Fire Whole 4000 is a Chinese stockpot and gyoza restaurant in Azabubujan in Minato Ku that opened in early 2018. It is the younger sister of a restaurant of the same name in Shinagawa, where chef/owner Kimoda Kinya was born. It is located on the fifth floor of a building in Azabubujan itself, and there is a lift at ground level that takes you directly to the restaurant entrance. The name is a little complicated to explain. “4000” is “shisen”in Japanese, a pun on Sichuan. “Fire” comes from the Japanese name for the hot pot, 'fire wok' in Japanese. “Whole” is the same pronunciation as 'hall', meaning place.

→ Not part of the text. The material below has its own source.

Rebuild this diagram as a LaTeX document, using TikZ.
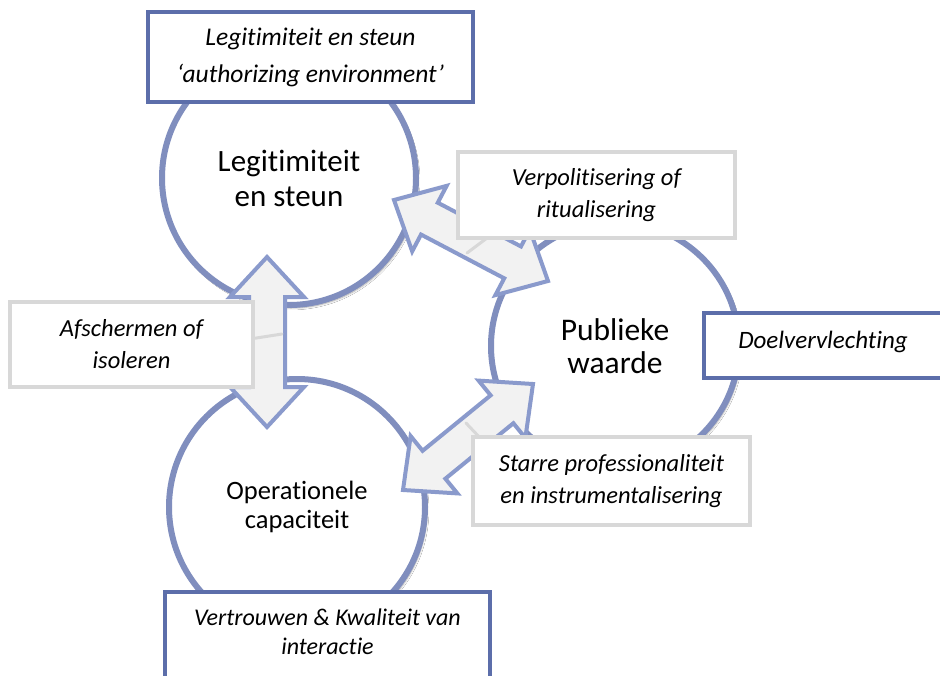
\documentclass[tikz,border=0pt]{standalone}
\usepackage{fontspec}
\setmainfont{Carlito}[Ligatures=NoCommon]
\usetikzlibrary{calc,shadows.blur}

\definecolor{ringblue}{RGB}{128,142,190}
\definecolor{boxblue}{RGB}{92,110,170}
\definecolor{calloutgray}{RGB}{216,216,216}
\definecolor{arrowfill}{RGB}{242,242,242}
\definecolor{arrowline}{RGB}{138,154,204}

% double-headed block arrow between two named coordinates
\newcommand{\dblarrow}[2]{%
  \draw[blockarrow] (#1)
    -- ($(#1)!40pt!(#2)!37pt!90:(#2)$)
    -- ($(#1)!40pt!(#2)!18pt!90:(#2)$)
    -- ($(#2)!40pt!(#1)!18pt!-90:(#1)$)
    -- ($(#2)!40pt!(#1)!37pt!-90:(#1)$)
    -- (#2)
    -- ($(#2)!40pt!(#1)!37pt!90:(#1)$)
    -- ($(#2)!40pt!(#1)!18pt!90:(#1)$)
    -- ($(#1)!40pt!(#2)!18pt!-90:(#2)$)
    -- ($(#1)!40pt!(#2)!37pt!-90:(#2)$)
    -- cycle;}

\begin{document}
\begin{tikzpicture}[x=1pt,y=-1pt,
  ring/.style={circle, draw=ringblue, line width=6pt, fill=white,
    minimum size=#1, inner sep=0pt, align=center, text=black,
    blur shadow={shadow xshift=2pt, shadow yshift=-3pt, shadow opacity=35, shadow blur steps=6}},
  bluebox/.style={draw=boxblue, line width=4pt, fill=white, inner sep=0pt},
  greybox/.style={draw=calloutgray, line width=3.5pt, fill=white, inner sep=0pt,
    align=center, font=\itshape\fontsize{24.5}{32}\selectfont},
  boxtext/.style={align=center, inner sep=0pt, font=\itshape\fontsize{25}{30}\selectfont},
  blockarrow/.style={fill=arrowfill, draw=arrowline, line width=4pt, line join=miter},
  tail/.style={draw=calloutgray, line width=3pt, line cap=round}]

\clip (0,0) rectangle (940,675);
\fill[white] (0,0) rectangle (940,675);

% the three circles
\node[ring=254pt, font=\fontsize{31}{35}\selectfont] (legit) at (289,178) {Legitimiteit\\en steun};
\node[ring=248pt, font=\fontsize{31.5}{33}\selectfont] (value) at (615,346) {Publieke\\waarde};
\node[ring=256pt, font=\fontsize{26.5}{29}\selectfont] (oper) at (297,507) {Operationele\\capaciteit};

% arrow end points
\coordinate (v1) at (267,257);
\coordinate (v2) at (267,427);
\coordinate (d1) at (394,200);
\coordinate (d2) at (548,281);
\coordinate (e1) at (533,384);
\coordinate (e2) at (403,490);

\dblarrow{v1}{v2}
\dblarrow{d1}{d2}
\dblarrow{e1}{e2}

% callout tails
\coordinate (t1a) at (250,339);
\coordinate (t1b) at (282,334);
\coordinate (t2a) at (487,238);
\coordinate (t2b) at (467,253);
\coordinate (t3a) at (482,440);
\coordinate (t3b) at (466,423);
\draw[tail] (t1a) -- (t1b);
\draw[tail] (t2a) -- (t2b);
\draw[tail] (t3a) -- (t3b);

% grey callouts
\node[greybox, minimum width=277pt, minimum height=86pt] (polit) at (596.5,195) {Verpolitisering of\\ritualisering};
\node[greybox, minimum width=243pt, minimum height=85pt] (shield) at (131.5,344.5) {Afschermen of\\isoleren};
\node[greybox, minimum width=277pt, minimum height=88pt] (rigid) at (611.5,481) {Starre professionaliteit\\en instrumentalisering};

% blue boxes
\node[bluebox, minimum width=325pt, minimum height=90pt] (auth) at (310.5,57) {};
\node[boxtext, font=\itshape\fontsize{25.5}{37}\selectfont] (autht) at (310.5,57) {Legitimiteit en steun\\‘authorizing environment’};
\node[bluebox, minimum width=238pt, minimum height=65pt] (goal) at (823,345.5) {};
\node[boxtext] (goalt) at (823,342) {Doelvervlechting};
\node[bluebox, minimum width=325pt, minimum height=100pt] (trust) at (327.5,642) {};
\node[boxtext, font=\itshape\fontsize{24}{29}\selectfont] (trustt) at (327.5,632) {Vertrouwen \& Kwaliteit van\\interactie};

\end{tikzpicture}
\end{document}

At each table you are presented with a large steel stockpot placed on a central electric hob, the stockpot split into two sections. In one you have some root vegetables and the other Sichuan peppers. A waitress comes along with a pot of stock and the two different stocks, one mild and one spicy, begin to heat up. You are then presented with assorted trays of ingredients that are cooked in the stockpot. We had an array of vegetables, and separately a tray of fish and later meat slices. It is up to the customer to do the cooking incidentally, so you need to be comfortable with this aspect, especially as the staff do not speak English. We were fortunate in that we went with a local who was adept at both the language and cooking. We tried a variety of things, including shrimp, kue (longtooth grouper), pike perch, clam and sea bream. The vegetables were good, including some excellent okra. For the meat we tried pork from Gunma prefecture, a mountainous area north west of Tokyo, from a farm run by a Mr Kato near the city of Ota. There was also beef tongue from the USA, and wagyu A4 grade beef from Hokkaido. I thought that the pork was the star here, having excellent and deep flavour. I have absolutely no idea how to score something like this, where the customer is actually the cook. However the ingredients were well sourced.

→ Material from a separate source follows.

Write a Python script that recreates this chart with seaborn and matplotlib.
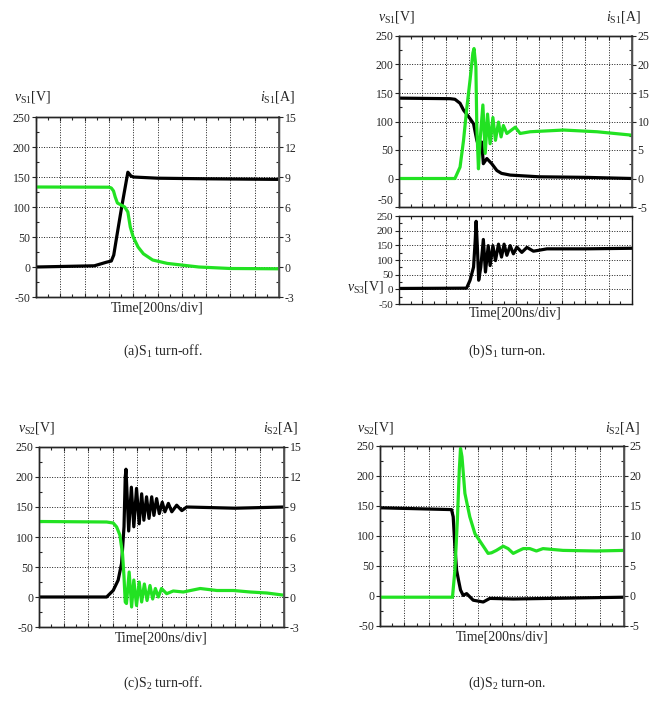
import numpy as np
import matplotlib
matplotlib.use("Agg")
import matplotlib.pyplot as plt
import seaborn as sns

sns.set_theme(style="ticks")
plt.rcParams['font.family'] = ['Liberation Serif', 'DejaVu Serif']
plt.rcParams['mathtext.fontset'] = 'custom'
plt.rcParams['mathtext.rm'] = 'Liberation Serif'
plt.rcParams['mathtext.it'] = 'Liberation Serif:italic'
plt.rcParams['axes.linewidth'] = 1.0
plt.rcParams['axes.unicode_minus'] = False

# ---------------- data (x in time divisions, 200 ns/div) ----------------
# (a) S1 turn-off
a_tv = [0, 2.4, 2.9, 3.1, 3.2, 3.32, 3.53, 3.78, 3.9, 4.0, 5, 7, 10]
a_v = [0, 2, 8, 10, 20, 50, 101, 158, 152, 150, 148, 147, 146]
a_ti = [0, 3.0, 3.1, 3.19, 3.26, 3.35, 3.5, 3.65, 3.78, 3.88, 4.0, 4.2, 4.42, 4.8, 5.4, 6.7, 8, 10]
a_i = [8.0, 7.98, 7.9, 7.6, 7.0, 6.4, 6.2, 6.0, 5.5, 4.0, 3.0, 2.0, 1.32, 0.7, 0.36, 0.0, -0.15, -0.18]

# (b) S1 turn-on (upper: vS1, iS1; lower: vS3)
b_tv = [0, 2.2, 2.4, 2.62, 2.77, 3.05, 3.2, 3.34, 3.41, 3.55, 3.62, 3.77, 3.98, 4.2, 4.4, 4.77, 6, 8, 10]
b_v = [141, 140, 139, 132, 120, 105, 96, 67, 58, 64, 26, 35, 26, 14, 9, 6, 3, 2, 0]
b_ti = [0, 2.4, 2.62, 2.77, 2.9, 3.05, 3.17, 3.22, 3.3, 3.34, 3.41, 3.48, 3.6, 3.7, 3.8,
        3.91, 4.03, 4.14, 4.27, 4.38, 4.48, 4.63, 4.99, 5.2, 5.63, 7.06, 8.5, 10]
b_i = [0, 0, 2, 6.7, 12, 17.3, 22, 22.8, 19.6, 9, 1.7, 6.7, 12.9, 4.4, 11.3,
       6.1, 10.7, 6.7, 9.9, 7.3, 9.3, 7.9, 9.0, 7.9, 8.2, 8.5, 8.2, 7.6]
b3_t = [0, 2.9, 3.05, 3.2, 3.27, 3.31, 3.37, 3.42, 3.51, 3.62, 3.71, 3.83, 3.91, 4.03,
        4.14, 4.27, 4.4, 4.51, 4.63, 4.77, 4.91, 5.06, 5.27, 5.49, 5.77, 6.35, 8, 10]
b3_v = [3, 4, 31, 76, 166, 232, 132, 31, 76, 170, 59, 149, 81, 149,
        98, 154, 110, 154, 116, 149, 121, 144, 126, 143, 130, 138, 138, 140]

# (c) S2 turn-off
c_tv = [0, 2.76, 3.03, 3.23, 3.37, 3.47, 3.52, 3.55, 3.66, 3.77, 3.87, 3.98, 4.09, 4.19,
        4.28, 4.39, 4.49, 4.6, 4.69, 4.8, 4.91, 5.03, 5.14, 5.28, 5.42, 5.62, 5.83, 6.03, 8, 10]
c_v = [0, 0, 11, 28, 56, 117, 200, 213, 110, 183, 117, 181, 122, 172,
       128, 167, 131, 167, 136, 164, 139, 158, 142, 156, 142, 153, 144, 150, 148, 150]
c_ti = [0, 2.76, 3.03, 3.17, 3.3, 3.41, 3.47, 3.52, 3.57, 3.68, 3.78, 3.87, 3.98, 4.09,
        4.19, 4.3, 4.41, 4.53, 4.64, 4.75, 4.87, 5.0, 5.21, 5.48, 5.89, 6.58, 7.26, 7.94, 8.62, 9.3, 10]
c_i = [7.55, 7.5, 7.4, 7.0, 6.2, 4.3, 2.0, -0.5, -0.65, 2.5, -1.0, 1.7, -0.85, 1.5,
       -0.5, 1.3, -0.35, 1.15, -0.2, 0.85, 0.0, 0.85, 0.33, 0.6, 0.5, 0.85, 0.65, 0.65, 0.5, 0.4, 0.18]

# (d) S2 turn-on
d_tv = [0, 2.93, 3.0, 3.07, 3.14, 3.22, 3.3, 3.41, 3.55, 3.82, 4.23, 4.5, 5.46, 10]
d_v = [147, 144, 132, 82, 43, 26, 10, 1, 4, -7, -10, -4, -5, -2]
d_ti = [0, 2.97, 3.07, 3.17, 3.25, 3.3, 3.36, 3.48, 3.68, 3.89, 4.16, 4.43, 4.57, 4.77,
        5.05, 5.25, 5.46, 5.66, 5.87, 6.14, 6.41, 6.68, 7.5, 8.87, 10]
d_i = [-0.2, -0.2, 4.3, 12.6, 21, 24.6, 23.2, 17.1, 13.2, 10.4, 8.75, 7.1, 7.2, 7.6,
       8.3, 7.9, 7.1, 7.5, 7.9, 7.9, 7.5, 7.9, 7.6, 7.5, 7.6]

v_ticks = [-50, 0, 50, 100, 150, 200, 250]
i_ticks_15 = [-3, 0, 3, 6, 9, 12, 15]
i_ticks_25 = [-5, 0, 5, 10, 15, 20, 25]

captions = ['(a)S$_1$ turn-off.', '(b)S$_1$ turn-on.', '(c)S$_2$ turn-off.', '(d)S$_2$ turn-on.']
xlabel = 'Time[200ns/div]'

GREEN = '#22e222'
BLACK = '#000000'

W, H = 656, 713
fig = plt.figure(figsize=(W / 100, H / 100), dpi=100)
TICKFS = 8.5


def px_axes(x0, x1, y0, y1):
    return fig.add_axes([x0 / W, 1 - y1 / H, (x1 - x0) / W, (y1 - y0) / H])


def style_left(ax):
    ax.set_xlim(0, 10)
    ax.set_ylim(-50, 250)
    ax.set_xticks(np.arange(0, 11, 1))
    ax.set_xticks(np.arange(0.5, 10, 1), minor=True)
    ax.set_yticks(v_ticks)
    ax.set_yticks(np.arange(-25, 250, 50), minor=True)
    ax.tick_params(axis='x', which='major', direction='in', top=True, bottom=True,
                   labelbottom=False, length=3, width=0.8)
    ax.tick_params(axis='x', which='minor', direction='in', top=True, bottom=True,
                   length=2.5, width=0.8)
    ax.tick_params(axis='y', which='major', direction='out', length=3, width=0.8,
                   labelsize=TICKFS, pad=1)
    ax.tick_params(axis='y', which='minor', direction='in', length=2.5, width=0.8)
    ax.grid(True, which='major', color='k', linestyle=(0, (1, 1.6)), linewidth=0.7)
    ax.set_xlabel('')
    ax.set_ylabel('')
    for s in ax.spines.values():
        s.set_color('k')
        s.set_linewidth(1.0)


def style_right(ax2, lim, ticks):
    ax2.set_ylim(*lim)
    ax2.set_yticks(ticks)
    step = ticks[1] - ticks[0]
    ax2.set_yticks(np.arange(ticks[0] + step / 2, ticks[-1], step), minor=True)
    ax2.tick_params(axis='y', which='major', direction='out', length=3, width=0.8,
                    labelsize=TICKFS, pad=1)
    ax2.tick_params(axis='y', which='minor', direction='in', length=2.5, width=0.8)
    ax2.set_ylabel('')
    ax2.spines['right'].set_color('#555555')
    ax2.spines['right'].set_linewidth(1.3)


def draw(ax, x, y, color, lw=2.3):
    sns.lineplot(x=x, y=y, ax=ax, color=color, linewidth=lw, estimator=None,
                 sort=False, legend=False)


LBL = 10

# ---- (a)
ax = px_axes(36, 279, 117, 297)
draw(ax, a_tv, a_v, BLACK)
style_left(ax)
ax2 = ax.twinx()
draw(ax2, a_ti, a_i, GREEN)
style_right(ax2, (-3, 15), i_ticks_15)
fig.text(14 / W, 1 - 97 / H, r'$v_{\mathrm{S1}}$[V]', fontsize=LBL, va='center', ha='left')
fig.text(295 / W, 1 - 97 / H, r'$i_{\mathrm{S1}}$[A]', fontsize=LBL, va='center', ha='right')
fig.text(157.5 / W, 1 - 308 / H, xlabel, fontsize=LBL, ha='center', va='center')

# ---- (b) upper
ax = px_axes(399, 632, 36, 207)
draw(ax, b_tv, b_v, BLACK)
style_left(ax)
ax2 = ax.twinx()
draw(ax2, b_ti, b_i, GREEN)
style_right(ax2, (-5, 25), i_ticks_25)
fig.canvas.draw()
ax.get_yticklabels()[0].set_va('bottom')
fig.text(378 / W, 1 - 17 / H, r'$v_{\mathrm{S1}}$[V]', fontsize=LBL, va='center', ha='left')
fig.text(641 / W, 1 - 17 / H, r'$i_{\mathrm{S1}}$[A]', fontsize=LBL, va='center', ha='right')

# ---- (b) lower
ax = px_axes(399, 632, 216, 304)
draw(ax, b3_t, b3_v, BLACK)
style_left(ax)
ax.tick_params(axis='y', which='major', labelsize=8)
fig.text(347 / W, 1 - 287 / H, r'$v_{\mathrm{S3}}$[V]', fontsize=LBL, va='center', ha='left')
fig.text(515.5 / W, 1 - 313 / H, xlabel, fontsize=LBL, ha='center', va='center')

# ---- (c)
ax = px_axes(39, 284, 447, 627)
draw(ax, c_tv, c_v, BLACK)
style_left(ax)
ax2 = ax.twinx()
draw(ax2, c_ti, c_i, GREEN)
style_right(ax2, (-3, 15), i_ticks_15)
fig.text(18 / W, 1 - 428 / H, r'$v_{\mathrm{S2}}$[V]', fontsize=LBL, va='center', ha='left')
fig.text(298 / W, 1 - 428 / H, r'$i_{\mathrm{S2}}$[A]', fontsize=LBL, va='center', ha='right')
fig.text(161.5 / W, 1 - 638 / H, xlabel, fontsize=LBL, ha='center', va='center')

# ---- (d)
ax = px_axes(380, 624, 446, 626)
draw(ax, d_tv, d_v, BLACK)
style_left(ax)
ax2 = ax.twinx()
draw(ax2, d_ti, d_i, GREEN)
style_right(ax2, (-5, 25), i_ticks_25)
fig.text(357 / W, 1 - 428 / H, r'$v_{\mathrm{S2}}$[V]', fontsize=LBL, va='center', ha='left')
fig.text(640 / W, 1 - 428 / H, r'$i_{\mathrm{S2}}$[A]', fontsize=LBL, va='center', ha='right')
fig.text(502 / W, 1 - 637 / H, xlabel, fontsize=LBL, ha='center', va='center')

# ---- captions
fig.text(163 / W, 1 - 351 / H, captions[0], fontsize=LBL, ha='center', va='center')
fig.text(507 / W, 1 - 351 / H, captions[1], fontsize=LBL, ha='center', va='center')
fig.text(163 / W, 1 - 683 / H, captions[2], fontsize=LBL, ha='center', va='center')
fig.text(507 / W, 1 - 683 / H, captions[3], fontsize=LBL, ha='center', va='center')

fig.savefig('out.png', dpi=100, facecolor='white')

The two actual bits of cooking from the kitchen were some excellent large gyoza, with good dumplings and more of the lovely pork (14/20). I also enjoyed mapo tofu, made with minced pork, tofu and sansho pepper in place of the traditional Sichuan peppercorns. Sansho is a related pepper, and has a similar numbing spiciness as Sichuan pepper, but I prefer it since the spicing effect is subtler. The tofu was silky, the pork again good, and the bite from the sansho pepper lovely (14/20).
Service was pleasant if not overly attentive, though the owner was very friendly. Our bill came to ¥9,648 (£66) per person with plenty of beer to drink. Fire Whole 4000 offers a fun evening provided you are comfortable with the hotspot cooking, and the few specialities that were actually prepared by the kitchen, the gyoza and the mapotofu, were excellent.